Point de bavardages, pas de discours, aucune glose ne vient justifier, légitimer ou cautionner son travail. Elle ne sacrifie pas à l’air du temps… Ses images s’imposent par leur justesse et leur rigueur. Le cadrage est serré, les effets de matière et le raffinement de ses clairs-obscurs nous montrent toute l’attention portée à la lumière, qu’elle voudrait aussi étincelante que celles des tableaux de Jean Van Eyck.

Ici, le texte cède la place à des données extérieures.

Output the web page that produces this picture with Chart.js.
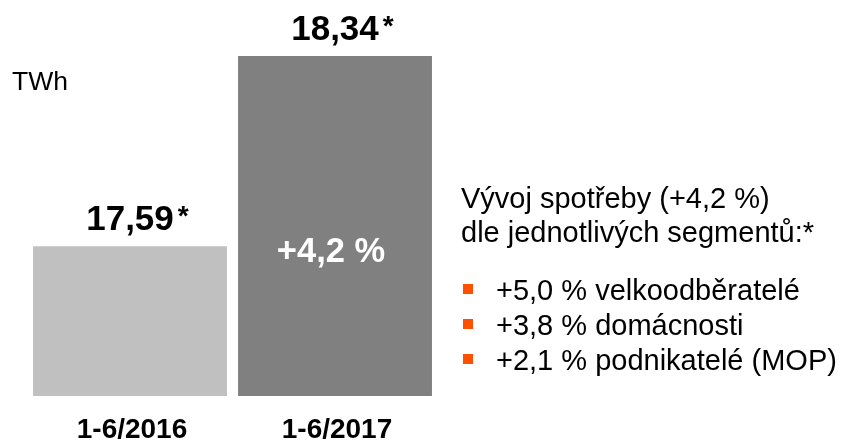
<!DOCTYPE html>
<html>
<head>
<meta charset="utf-8">
<script src="https://cdn.jsdelivr.net/npm/chart.js@4/dist/chart.umd.min.js"></script>
<style>
  body { margin: 0; background: #fff; font-family: "Liberation Sans", Arial, sans-serif; }
  #wrap { position: relative; width: 845px; height: 440px; overflow: hidden; }
  #myChart { position: absolute; left: 0; top: 0; }
  .txt { position: absolute; white-space: nowrap; color: #000; font-size: 29px; line-height: 34px; }
  .bullet { position: absolute; width: 10px; height: 10px; background: #ff5000; }
</style>
</head>
<body>
<div id="wrap">
  <canvas id="myChart" width="845" height="440"></canvas>
  <div class="txt" style="left:12px; top:66px; font-size:26.5px; line-height:30px;">TWh</div>
  <div class="txt" style="left:461px; top:181px;">Vývoj spotřeby (+4,2 %)</div>
  <div class="txt" style="left:461px; top:215px;">dle jednotlivých segmentů:*</div>
  <div id="segments"></div>
</div>
<script>
// data
var labels = ["1-6/2016", "1-6/2017"];
var values = [17.59, 18.34];
var barColors = ["#c0c0c0", "#808080"];
var changeLabel = "+4,2 %";
var segmentValues = ["+5,0 %", "+3,8 %", "+2,1 %"];
var segmentNames = ["velkoodběratelé", "domácnosti", "podnikatelé (MOP)"];

// right side list
var seg = document.getElementById('segments');
segmentNames.forEach(function(name, i) {
    var top = 273 + i * 35;
    seg.innerHTML += '<div class="bullet" style="left:463px; top:' + (top + 11) + 'px;"></div>' +
        '<div class="txt" style="left:496px; top:' + top + 'px;">' + segmentValues[i] + ' ' + name + '</div>';
});

var fmt = function(v) { return v.toFixed(2).replace('.', ','); };

var barLabels = {
    id: 'barLabels',
    afterDatasetsDraw: function(chart) {
        var c = chart.ctx;
        var meta = chart.getDatasetMeta(0);
        c.save();
        c.textBaseline = 'alphabetic';
        meta.data.forEach(function(bar, i) {
            // value above bar
            c.font = 'bold 35px "Liberation Sans", Arial, sans-serif';
            c.fillStyle = '#000';
            c.textAlign = 'center';
            var txt = fmt(values[i]);
            var ty = bar.y - 16;
            c.fillText(txt, bar.x, ty);
            var w = c.measureText(txt).width;
            c.font = 'bold 28px "Liberation Sans", Arial, sans-serif';
            c.textAlign = 'left';
            c.fillText('*', bar.x + w / 2 + 4, ty - 5);
            // category label below
            c.font = 'bold 28px "Liberation Sans", Arial, sans-serif';
            c.textAlign = 'center';
            c.fillText(labels[i], bar.x + 2, chart.chartArea.bottom + 42);
        });
        // change inside second bar
        var last = meta.data[meta.data.length - 1];
        c.font = 'bold 34.5px "Liberation Sans", Arial, sans-serif';
        c.fillStyle = '#fff';
        c.textAlign = 'center';
        c.fillText(changeLabel, last.x - 4, 262);
        c.restore();
    }
};

var ctx = document.getElementById("myChart").getContext('2d');
var myChart = new Chart(ctx, {
    type: 'bar',
    data: {
        labels: labels,
        datasets: [{
            data: values,
            backgroundColor: barColors,
            borderWidth: 0,
            barPercentage: 0.946,
            categoryPercentage: 1
        }]
    },
    options: {
        responsive: false,
        animation: false,
        layout: { padding: { left: 27.5, right: 407.5, top: 56, bottom: 44 } },
        plugins: { legend: { display: false }, tooltip: { enabled: false } },
        scales: {
            x: { display: false },
            y: { display: false, min: 17, max: 18.34 }
        }
    },
    plugins: [barLabels]
});
</script>
</body>
</html>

En digne héritière de Joseph Sudek, elle s’est imposée comme éthique de ne jamais trahir un négatif parce qu’il traduit l’exigence de l’artiste au moment de la prise de vue. Ses photographies ont été longuement pensées en amont, elles ne subiront aucune retouche, aucune reprise, aucune modification, afin de restituer l’émotion pure au moment du déclic. Cette quête d’authenticité, ce besoin d’honnêteté, se traduisent par le choix de la difficile discipline du noir et blanc – qui ne supporte aucun repentir – et de l’argentique qui magnifie les images. Aucune phrase ne peut mieux convenir à Eve Morcrette pour évoquer la maîtrise de son art de haute volée si ce n’est celle, concise et lapidaire, de Constantin Brancusi : « La Simplicité, c’est la complexité résolue ».

Brigitte Ducousso-Mao, Historienne de l’art.